In New York’s North Country, Ward Lumber, Inc., a 4th generation family owned lumber and building materials business operating stores in Jay and Malone, is one of the businesses that CDI is supporting in their transition to worker ownership as a result of the USDA grant support.
Ward Lumber Worker Cooperative will purchase the business, and convert Ward Lumber to a worker-owned operation. Their conversion to worker ownership is also supported by a $250,000 grant by New York’s Empire State Development Fund to assist in the purchase of the business. Ward Lumber staff are receiving technical assistance with legal structuring, securing additional financing from the Cooperative Fund of New England, and business and cooperative planning to make that cooperative transition successfully.
Paul Mintz, a longtime employee of the Jay store Ward Lumber Pro Sales team, shared his experience working with the Institute, “CDI has been instrumental in guiding our company through the process of converting to a worker cooperative. To say they have helped us navigate these uncertain waters is an understatement; without them, I’m not sure we’d have ever understood why we wanted to leave shore at all.”
Rob Brown, Director for CDI’s Business Ownership Solutions (BOS) program, met with staff of Ward Lumber and other businesses in the North County New York region while presenting a series of panels for the Adirondack North Country Association (ANCA), an independent, nonprofit corporation with a transformational approach to building prosperity across northern New York. ANCA’s community-informed, results-driven strategies for local food producers, small business owners, would-be entrepreneurs and municipal innovators offer targeted interventions that are designed to keep wealth and value in local communities.
CDI supported ANCA in developing the Center for Businesses in Transition, providing training on worker ownership transitions for local North County partners engaged in outreach and education, and technical assistance to businesses interested in converting to worker-owned cooperatives.
USDA funds have also supported the conversion to worker ownership in Stamford, New York. Since 1963, the Railroad Avenue Supply Company has been a consistent community asset in Stamford. So much so that when the owner, Ralph Beisler, offered the business up for sale, workers immediately began researching the options for buying it. With guidance from Brown, workers pursued the conversion to a cooperative because they knew it was the best solution for combatting the trend of local stores succumbing to big-box competitors. “It’s a great satisfaction to know the business will continue beyond my tenure,” said Beisler.

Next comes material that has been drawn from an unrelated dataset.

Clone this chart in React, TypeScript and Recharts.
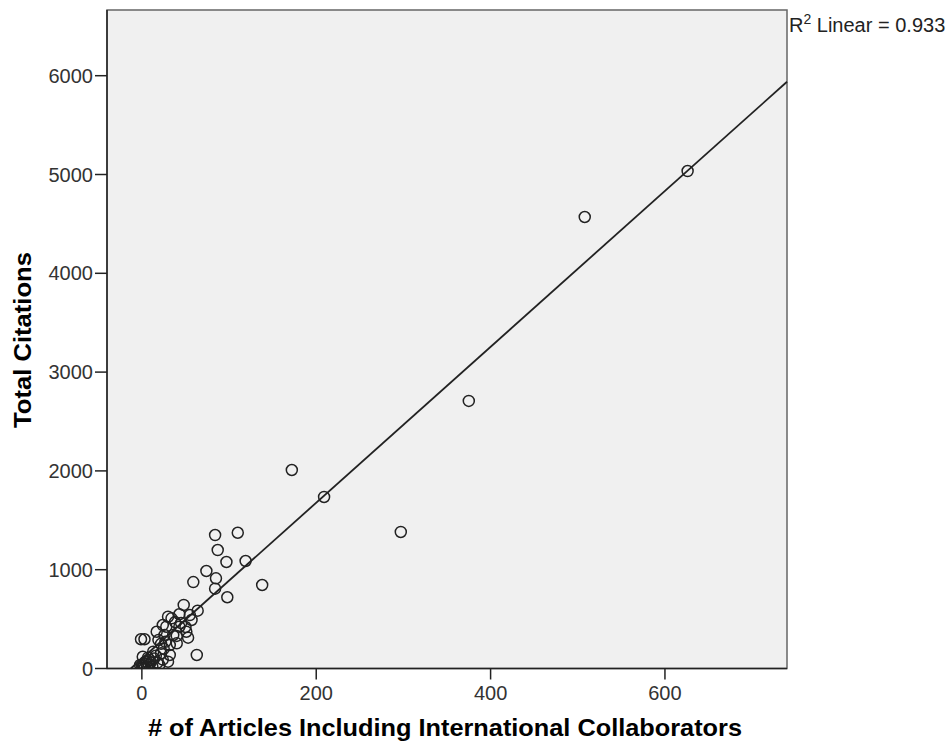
import React from 'react';
import { ScatterChart, Scatter, XAxis, YAxis, CartesianGrid, ReferenceLine, ReferenceArea } from 'recharts';

const articles = [626, 508, 375, 297, 209, 172, 138, 119, 110, 84, 87, 97, 74, 85, 59, 84, 98, 48, 64, 63,
  30, 43, 55, 57, 24, 43, 51, 53, 36, 26, 19, 32, -1, 3, 40, 13, 22, 32, 9, 1,
  -2, 20, 30, 28, 17, 34, 0, 1, 2, 3, 5, 6, 8, 10, 4, 14, 12, 25, 27, 38,
  45, 22, 7, 16, 50, 18, 24, 0, 2, 40];
const citations = [5035, 4570, 2708, 1382, 1736, 2009, 845, 1088, 1374, 1351, 1199, 1078, 987, 913, 875, 808, 721, 643, 585, 137,
  524, 549, 541, 491, 440, 423, 372, 312, 339, 339, 288, 238, 296, 296, 255, 170, 154, 137, 86, 119,
  35, 35, 69, 423, 372, 508, 0, 10, 25, 5, 50, 15, 40, 60, 70, 100, 20, 200, 270, 470,
  460, 250, 110, 130, 420, 60, 90, 30, 50, 330];

const xTicks = [0, 200, 400, 600];
const yTicks = [0, 1000, 2000, 3000, 4000, 5000, 6000];
const xDomain = [-40, 740];
const yDomain = [0, 6665];
const fitIntercept = 100;
const fitSlope = 7.89;
const rSquared = '0.933';

const data = articles.map((x, i) => ({ x, y: citations[i] }));

const FONT = '"Liberation Sans", Arial, sans-serif';

const Ring = (props: any) => {
  const { cx, cy } = props;
  if (cx == null || cy == null) return null;
  return <circle cx={cx} cy={cy} r={5.5} fill="none" stroke="#222" strokeWidth={1.5} />;
};

export default function App() {
  const fitStart = -fitIntercept / fitSlope;
  const fitEnd = xDomain[1];
  return (
    <div style={{ position: 'absolute', left: 0, top: 0, width: 948, height: 751, background: '#fff' }}>
      <ScatterChart width={948} height={751} margin={{ top: 10, right: 161, left: 0, bottom: 0 }}>
        <CartesianGrid horizontal={false} vertical={false} fill="#F0F0F0" />
        <XAxis
          type="number"
          dataKey="x"
          domain={xDomain}
          ticks={xTicks}
          allowDataOverflow
          height={82.5}
          tickSize={11}
          tickMargin={6}
          axisLine={{ stroke: '#222', strokeWidth: 1.5 }}
          tickLine={{ stroke: '#222', strokeWidth: 1.5 }}
          tick={{ fill: '#333', fontSize: 20, fontFamily: FONT }}
        />
        <YAxis
          type="number"
          dataKey="y"
          domain={yDomain}
          ticks={yTicks}
          allowDataOverflow
          width={107}
          tickSize={12}
          tickMargin={2}
          axisLine={{ stroke: '#222', strokeWidth: 1.5 }}
          tickLine={{ stroke: '#222', strokeWidth: 1.5 }}
          tick={{ fill: '#333', fontSize: 20, fontFamily: FONT }}
        />
        <ReferenceArea x1={xDomain[0]} x2={xDomain[1]} y1={yDomain[0]} y2={yDomain[1]} fill="none" stroke="#666" strokeWidth={1.5} />
        <ReferenceLine
          segment={[{ x: fitStart, y: 0 }, { x: fitEnd, y: fitIntercept + fitSlope * fitEnd }]}
          stroke="#222"
          strokeWidth={1.8}
        />
        <Scatter data={data} isAnimationActive={false} shape={Ring} />
      </ScatterChart>
      <svg width={948} height={751} style={{ position: 'absolute', left: 0, top: 0, pointerEvents: 'none' }}>
        <text x={445} y={736} textAnchor="middle" fontFamily={FONT} fontWeight="bold" fontSize={24} fill="#000" textLength={594} lengthAdjust="spacingAndGlyphs">
          # of Articles Including International Collaborators
        </text>
        <text x={31} y={340} textAnchor="middle" fontFamily={FONT} fontWeight="bold" fontSize={24} fill="#000" transform="rotate(-90 31 340)" textLength={176} lengthAdjust="spacingAndGlyphs">
          Total Citations
        </text>
        <text x={789} y={32} fontFamily={FONT} fontSize={20} fill="#222">
          R<tspan dy={-8} fontSize={14}>2</tspan><tspan dy={8}> Linear = {rSquared}</tspan>
        </text>
      </svg>
    </div>
  );
}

“Selling to employees is a great, time-tested way to preserve small businesses and the jobs they provide in rural communities,” said CDI’s Rob Brown, who guided Beisler and the employees through the conversion to a worker cooperative. “The business owner is rewarded for a lifetime of hard work, local control is preserved, and importantly, employees who have helped build the business now have an ownership stake in the business.”

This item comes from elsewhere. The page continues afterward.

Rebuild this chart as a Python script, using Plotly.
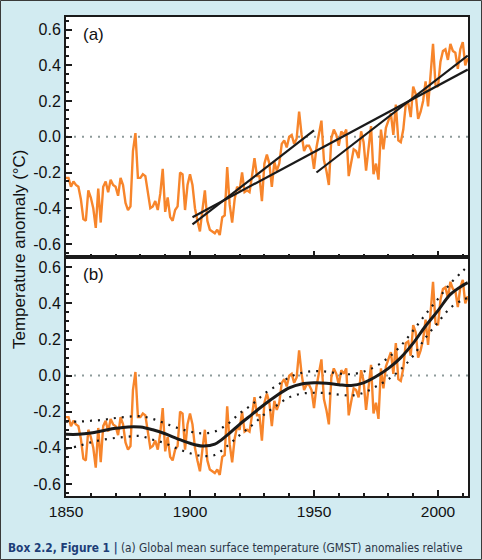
import plotly.graph_objects as go
from plotly.subplots import make_subplots

# ---------------- data ----------------
years = list(range(1850, 2013))
gmst = [
    -0.23, -0.23, -0.28, -0.25, -0.27, -0.28, -0.35, -0.46, -0.47, -0.30,   # 1850-1859
    -0.34, -0.40, -0.51, -0.29, -0.48, -0.28, -0.25, -0.31, -0.24, -0.27,   # 1860-1869
    -0.28, -0.33, -0.23, -0.27, -0.37, -0.41, -0.39, -0.08, 0.02, -0.23,    # 1870-1879
    -0.23, -0.21, -0.22, -0.30, -0.40, -0.39, -0.36, -0.41, -0.32, -0.18,   # 1880-1889
    -0.42, -0.34, -0.45, -0.47, -0.41, -0.39, -0.20, -0.21, -0.41, -0.27,   # 1890-1899
    -0.21, -0.27, -0.40, -0.47, -0.53, -0.41, -0.30, -0.47, -0.52, -0.53,   # 1900-1909
    -0.54, -0.52, -0.55, -0.45, -0.44, -0.17, -0.38, -0.48, -0.35, -0.28,   # 1910-1919
    -0.30, -0.20, -0.31, -0.30, -0.31, -0.22, -0.12, -0.22, -0.22, -0.36,   # 1920-1929
    -0.15, -0.10, -0.15, -0.28, -0.14, -0.19, -0.15, -0.04, -0.02, -0.06,   # 1930-1939
    0.00, 0.01, -0.04, -0.01, 0.14, 0.01, -0.08, -0.05, -0.05, -0.08,       # 1940-1949
    -0.18, -0.06, 0.02, 0.09, -0.13, -0.19, -0.27, -0.01, 0.04, 0.01,       # 1950-1959
    -0.05, 0.03, 0.01, 0.04, -0.22, -0.14, -0.07, -0.08, -0.12, 0.03,       # 1960-1969
    -0.03, -0.19, -0.07, 0.06, -0.21, -0.15, -0.24, 0.04, -0.07, 0.05,      # 1970-1979
    0.09, 0.13, 0.01, 0.18, -0.02, -0.03, 0.04, 0.18, 0.19, 0.11,           # 1980-1989
    0.28, 0.24, 0.10, 0.14, 0.20, 0.31, 0.17, 0.37, 0.52, 0.29,             # 1990-1999
    0.28, 0.42, 0.48, 0.49, 0.43, 0.52, 0.48, 0.47, 0.38, 0.49,             # 2000-2009
    0.53, 0.40, 0.44,                                                       # 2010-2012
]

# linear trends (panel a): start/end years and values
trend_1901_1950_x = [1901, 1950]
trend_1901_1950_y = [-0.49, 0.035]
trend_1901_2012_x = [1901, 2012]
trend_1901_2012_y = [-0.45, 0.376]
trend_1951_2012_x = [1951, 2012]
trend_1951_2012_y = [-0.20, 0.454]

# smooth fit and its uncertainty (panel b)
smooth_years = [1850, 1855, 1860, 1865, 1870, 1875, 1880, 1885, 1890, 1895,
                1900, 1905, 1910, 1915, 1920, 1925, 1930, 1935, 1940, 1945,
                1950, 1955, 1960, 1965, 1970, 1975, 1980, 1985, 1990, 1995,
                2000, 2005, 2010, 2012]
smooth = [-0.325, -0.325, -0.318, -0.305, -0.292, -0.284, -0.285, -0.300, -0.322, -0.350,
          -0.375, -0.390, -0.380, -0.330, -0.270, -0.215, -0.160, -0.110, -0.068, -0.046,
          -0.040, -0.042, -0.050, -0.055, -0.040, -0.005, 0.040, 0.100, 0.180, 0.275,
          0.360, 0.450, 0.500, 0.515]
smooth_upper = [-0.255, -0.255, -0.250, -0.245, -0.235, -0.228, -0.225, -0.240, -0.265, -0.290,
                -0.310, -0.320, -0.310, -0.270, -0.210, -0.160, -0.100, -0.055, -0.010, 0.015,
                0.025, 0.022, 0.012, 0.008, 0.022, 0.052, 0.100, 0.165, 0.250, 0.340,
                0.425, 0.510, 0.580, 0.605]
smooth_lower = [-0.405, -0.390, -0.370, -0.355, -0.345, -0.338, -0.335, -0.355, -0.375, -0.405,
                -0.430, -0.445, -0.440, -0.390, -0.330, -0.275, -0.215, -0.165, -0.120, -0.100,
                -0.095, -0.097, -0.105, -0.110, -0.095, -0.060, -0.020, 0.035, 0.110, 0.210,
                0.295, 0.375, 0.420, 0.430]

x_tickvals = [1850, 1900, 1950, 2000]
x_ticktext = ["1850", "1900", "1950", "2000"]
y_tickvals = [-0.6, -0.4, -0.2, 0.0, 0.2, 0.4, 0.6]
y_ticktext = ["-0.6", "-0.4", "-0.2", "0.0", "0.2", "0.4", "0.6"]

# ---------------- style ----------------
ORANGE = "#f7852b"
BLACK = "#1a1a1a"
BG = "#d2ebf1"
FONT = "Liberation Sans, Arial, sans-serif"

W, H = 482, 560
ML, MR, MT, MB = 66, 14, 17, 64
PW, PH = W - ML - MR, H - MT - MB

fig = make_subplots(rows=2, cols=1, shared_xaxes=False, vertical_spacing=0.0)

# panel (a)
fig.add_trace(go.Scatter(x=years, y=gmst, mode="lines",
                         line=dict(color=ORANGE, width=2.4), showlegend=False), row=1, col=1)
for tx, ty in [(trend_1901_1950_x, trend_1901_1950_y),
               (trend_1901_2012_x, trend_1901_2012_y),
               (trend_1951_2012_x, trend_1951_2012_y)]:
    fig.add_trace(go.Scatter(x=tx, y=ty, mode="lines",
                             line=dict(color=BLACK, width=2.2), showlegend=False), row=1, col=1)

# panel (b)
fig.add_trace(go.Scatter(x=years, y=gmst, mode="lines",
                         line=dict(color=ORANGE, width=2.4), showlegend=False), row=2, col=1)
for yy in (smooth_upper, smooth_lower):
    fig.add_trace(go.Scatter(x=smooth_years, y=yy, mode="lines", line_shape="spline",
                             line=dict(color=BLACK, width=2.2, dash="2px,6px"),
                             showlegend=False), row=2, col=1)
fig.add_trace(go.Scatter(x=smooth_years, y=smooth, mode="lines", line_shape="spline",
                         line=dict(color=BLACK, width=3), showlegend=False), row=2, col=1)

# zero reference lines
for yref, xref in [("y", "x domain"), ("y2", "x2 domain")]:
    fig.add_shape(type="line", xref=xref, yref=yref, x0=0, x1=1, y0=0, y1=0,
                  line=dict(color="#8e9b9b", width=2, dash="2px,6px"), layer="below")

xaxis_common = dict(range=[1850, 2012.1], showgrid=False, zeroline=False,
                    showline=True, linecolor=BLACK, linewidth=2, mirror=True,
                    ticks="inside", ticklen=6, tickwidth=1.5, tickcolor=BLACK,
                    tickvals=x_tickvals, ticktext=x_ticktext,
                    minor=dict(dtick=10, tick0=1850, ticks="inside", ticklen=3,
                               tickwidth=1.5, tickcolor=BLACK, showgrid=False),
                    tickfont=dict(family=FONT, size=15.5, color="#111"))
yaxis_common = dict(showgrid=False, zeroline=False,
                    showline=True, linecolor=BLACK, linewidth=2, mirror=True,
                    ticks="inside", ticklen=6, tickwidth=1.5, tickcolor=BLACK,
                    tickvals=y_tickvals, ticktext=y_ticktext,
                    minor=dict(dtick=0.05, tick0=0, ticks="inside", ticklen=3,
                               tickwidth=1.5, tickcolor=BLACK, showgrid=False),
                    tickfont=dict(family=FONT, size=16, color="#111"))

fig.update_xaxes(**xaxis_common)
fig.update_yaxes(**yaxis_common)
fig.update_xaxes(showticklabels=False, row=1, col=1)
fig.update_yaxes(range=[-0.67, 0.67], domain=[0.5, 1.0], row=1, col=1)
fig.update_yaxes(range=[-0.667, 0.66], domain=[0.0, 0.5], row=2, col=1)

annotations = [
    dict(text="(a)", xref="x domain", yref="y domain", x=0.037, y=0.925,
         xanchor="left", yanchor="middle", showarrow=False,
         font=dict(family=FONT, size=17, color="#111")),
    dict(text="(b)", xref="x2 domain", yref="y2 domain", x=0.037, y=0.923,
         xanchor="left", yanchor="middle", showarrow=False,
         font=dict(family=FONT, size=17, color="#111")),
    dict(text="Temperature anomaly (\u00b0C)", xref="paper", yref="paper",
         x=(19 - ML) / PW, y=(H - MB - 249) / PH, textangle=-90,
         xanchor="center", yanchor="middle", showarrow=False,
         font=dict(family=FONT, size=17, color="#111")),
    dict(text="<b>Box 2.2, Figure 1 |</b> <span style='color:#2b3546'>(a) Global mean surface temperature (GMST) anomalies relative</span>",
         xref="paper", yref="paper", x=(6 - ML) / PW, y=(H - MB - 548) / PH,
         xanchor="left", yanchor="middle", showarrow=False,
         font=dict(family="Liberation Sans Narrow, DejaVu Sans Condensed, Arial Narrow, sans-serif",
                   size=11.8, color="#1d3e78")),
]

fig.update_layout(
    width=W, height=H,
    margin=dict(l=ML, r=MR, t=MT, b=MB, pad=0),
    paper_bgcolor=BG, plot_bgcolor="white",
    annotations=annotations,
    showlegend=False,
)

# outer frame of the whole picture
fig.add_shape(type="rect", xref="paper", yref="paper",
              x0=(0.5 - ML) / PW, x1=(W - 0.5 - ML) / PW,
              y0=(H - MB - (H - 0.5)) / PH, y1=(H - MB - 0.5) / PH,
              line=dict(color="#3a3a3a", width=1), fillcolor="rgba(0,0,0,0)", layer="above")

fig.write_html("out.html", config={"displayModeBar": False},
               post_script="document.body.style.margin='0';document.body.style.padding='0';")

Wayne Stinson agreed. “As a long-time customer I couldn’t be more pleased to learn that the store became employee owned. When I heard Ralph was considering selling, I suggested that the cooperative model would be an excellent alternative to a private sale. I’m really excited that this was the best opportunity for everyone, including customers like me who want to support locally owned and controlled businesses,” said Stinson
RCDG funding has also supported work in CDI’s New England Resident Owned Communities program (NEROC). This grant helps communities like Country Sky Mobile Home Park, who in 2018 benefited from CDI’s assistance after a septic system failure forced former management of the park to serve eviction notices to residents and to plan to shut down.
Ultimately, Country Sky Mobile Home residents chose to cooperatively purchase their community for $265,000. CDI helped the residents’ cooperative raise a total of $1.8 million to both purchase the park and to rebuild its water and sewer infrastructure with financing from ROC USA Capital, New York State Housing Finance Agency, Enterprise Community Partners, and a Community Development Block Grant sponsored by Clinton County. After the transition the community renamed itself the New Beginnings Mobile Home Association.
Speaking about the transition to resident ownership with the help of CDI, and the threat of eviction park residents faced initially, new resident owner and Board Secretary Tina Hart said, “It really looked hopeless and it was kind of like praying for a miracle, and the miracle came – that’s what these people are. It’s our miracle,”
Going forward CDI will provide New Beginnings Board members support with managing their community for the duration of their mortgage, at least 10 years.
In addition to its RCDG funded work, the USDA Socially Disadvantaged Groups Grant will provide resources for CDI staff to help socially disadvantaged communities, in particular. SDGG funds help CDI support BIPOC cooperatives across the region like the Northeast Farmers of Color Land Trust, formed in Petersburg, New York, catalyzing a growing alliance of Black, Latino, Indigenous and Asian farmers throughout New England and Upstate New York building collaborative initiatives in support of Northeast farmers of color. Through the SDGG CDI has also been able to work with groups like the In Living Color Herbalist Collective in Lawrence New York, working with BIPOC herbalists to advocate for and to serve the needs of BIPOC herbalists throughout the Northeast; and groups like the New York State Black Farmers Co-op in Naples, a collective of Black farmers across the state working to form a Black-led farmer cooperative business to help improve Black farmers’ access to agricultural markets across the state.
CDI utilizes its Socially Disadvantaged Groups Grant funding to assist BIPOC and New American communities to create food system cooperatives and cooperative business enterprises, and is now working with New Americans, Native Americans and People of Color throughout the Northeast to create cooperative farms, businesses and land trusts that increase equity and access in our economy, Through support from the USDA’s SDGG CDI will be able to continue its work with fourteen different cooperative groups in Maine, Vermont, Massachusetts and New York in the coming year.
To date the Cooperative Development Institute has provided educational and training programs for approximately 16,400 people throughout the Northeast. Thanks in part to the support of the recent USDA grant awards that impact will continue to grow and expand, significantly.